Section 4: Short Answer (2 points each)

20. Explain why pass plays typically have higher variance in EPA than run plays.

Sample Answer Pass plays have higher variance because: 1. **Larger outcome range**: Passes can result in long completions (high positive EPA) or interceptions (very negative EPA), while runs have a narrower outcome distribution 2. **Binary nature of completion**: Incomplete passes are essentially zero-yard plays, while runs usually gain at least a few yards 3. **Big play potential**: Deep passes can gain 40+ yards in a single play, which is rare for runs 4. **Turnover risk**: Interceptions create large negative EPA swings that runs don't face (fumbles are less common) This higher variance is why "pass to win, run to not lose" has become a common saying in analytics.

21. What are three things you should check when first inspecting a new football dataset?

Sample Answer When inspecting a new dataset, check: 1. **Data shape and coverage**: How many rows/columns? What time period does it cover? Are all teams/games represented? 2. **Missing data patterns**: Which columns have missing values? Are they missing at random or systematically (e.g., only for certain play types)? 3. **Data types and ranges**: Are numeric columns actually numeric? Are categorical columns properly categorized? Are values within expected ranges (e.g., downs should be 1-4)? Additional checks: Duplicate rows, column naming conventions, key column definitions

22. Why is it important to visualize data before calculating summary statistics?

Sample Answer Visualizing before summarizing is important because: 1. **Anscombe's Quartet**: Very different data patterns can produce identical summary statistics (same mean, variance, correlation). Only visualization reveals the true pattern. 2. **Outlier detection**: Summary statistics are sensitive to outliers. A single extreme value can dramatically shift the mean. Visualization reveals if outliers exist. 3. **Distribution shape**: Mean and standard deviation assume certain distribution shapes. A histogram reveals if the data is normal, skewed, bimodal, or has other characteristics that affect interpretation. 4. **Relationship patterns**: Correlation measures linear relationships. A scatter plot might reveal non-linear patterns that a correlation coefficient would miss.

Section 5: Application (3 points each)

23. You're asked to compare passing efficiency between two quarterbacks. Describe your EDA approach in 3-4 steps.
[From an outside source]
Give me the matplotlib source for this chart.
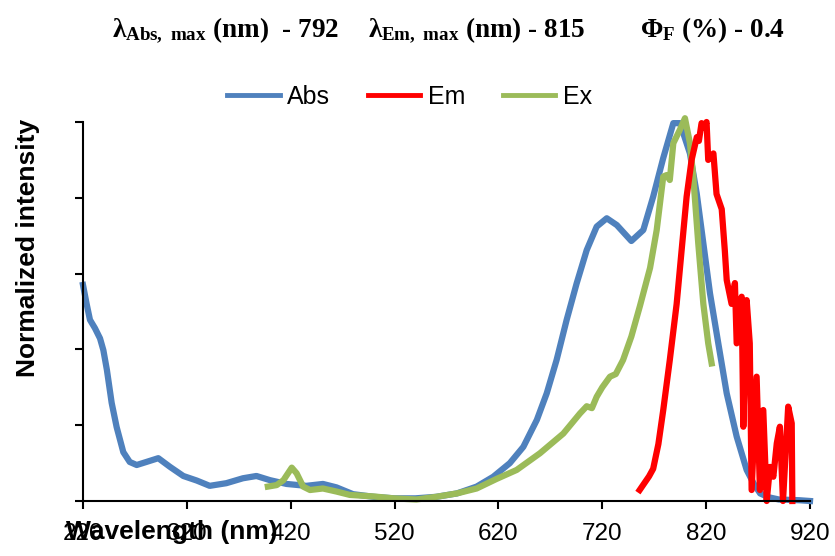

Sample Answer **Step 1: Filter and prepare data** - Filter to pass plays for each QB - Verify sample sizes are adequate (100+ dropbacks each) - Check for missing EPA values **Step 2: Univariate analysis for each QB** - Calculate summary statistics (mean, median, std of EPA) - Create histograms of EPA distribution for each - Note any differences in distribution shape **Step 3: Direct comparison** - Create overlapping density plots or side-by-side box plots - Calculate and compare key metrics: EPA/dropback, CPOE, success rate - Test for statistical significance if sample sizes allow **Step 4: Contextual analysis** - Compare in different situations (down, field position, score) - Look at supporting cast (receiver quality, O-line pressure) - Visualize with a multi-panel comparison dashboard

24. A team's offensive coordinator asks: "Should we pass more in the red zone?" How would you use EDA to inform this question?

Sample Answer **Analysis approach:** 1. **Current state**: Calculate the team's current red zone pass/run ratio and compare to league average 2. **Efficiency comparison**: - EPA per play for passes vs runs in the red zone - Success rate for each play type - Touchdown rate by play type 3. **Down-specific analysis**: - Break down by down (1st vs 2nd vs 3rd/4th) - Where does each play type excel? 4. **Personnel considerations**: - QB red zone EPA vs league average - RB goal-line efficiency vs league average - Receiver target distribution in red zone 5. **Visualization**: Create a 4-panel dashboard showing: - Current play mix vs league - EPA by play type - Success rate by down and play type - Trend over the season **Deliverable**: Summary report with specific recommendations based on where the data shows opportunity (e.g., "Pass rate on 1st-and-goal is 45% vs league average 52%, and your pass EPA in that situation is 0.3 vs run EPA of -0.1")

Section 6: Matching (1 point each)

Match the visualization type with its best use case:

Visualization Use Case
25a. Box plot A. Showing distribution of a single continuous variable
25b. Histogram B. Comparing distributions across groups
25c. Scatter plot C. Showing categorical variable frequencies
25d. Bar chart D. Showing relationship between two continuous variables
Answers **25a. B** - Box plot: Comparing distributions across groups (compact summary of median, quartiles, outliers) **25b. A** - Histogram: Showing distribution of a single continuous variable (reveals shape, center, spread) **25c. D** - Scatter plot: Showing relationship between two continuous variables (reveals correlation, patterns) **25d. C** - Bar chart: Showing categorical variable frequencies (easy to compare counts/percentages across categories)

Scoring

Section Points Your Score
Multiple Choice (1-10) 10 ___
True/False (11-15) 5 ___
Code Analysis (16-19) 8 ___
Short Answer (20-22) 6 ___
Application (23-24) 6 ___
Matching (25) 4 ___
Total 39 ___

Passing Score: 27/39 (70%)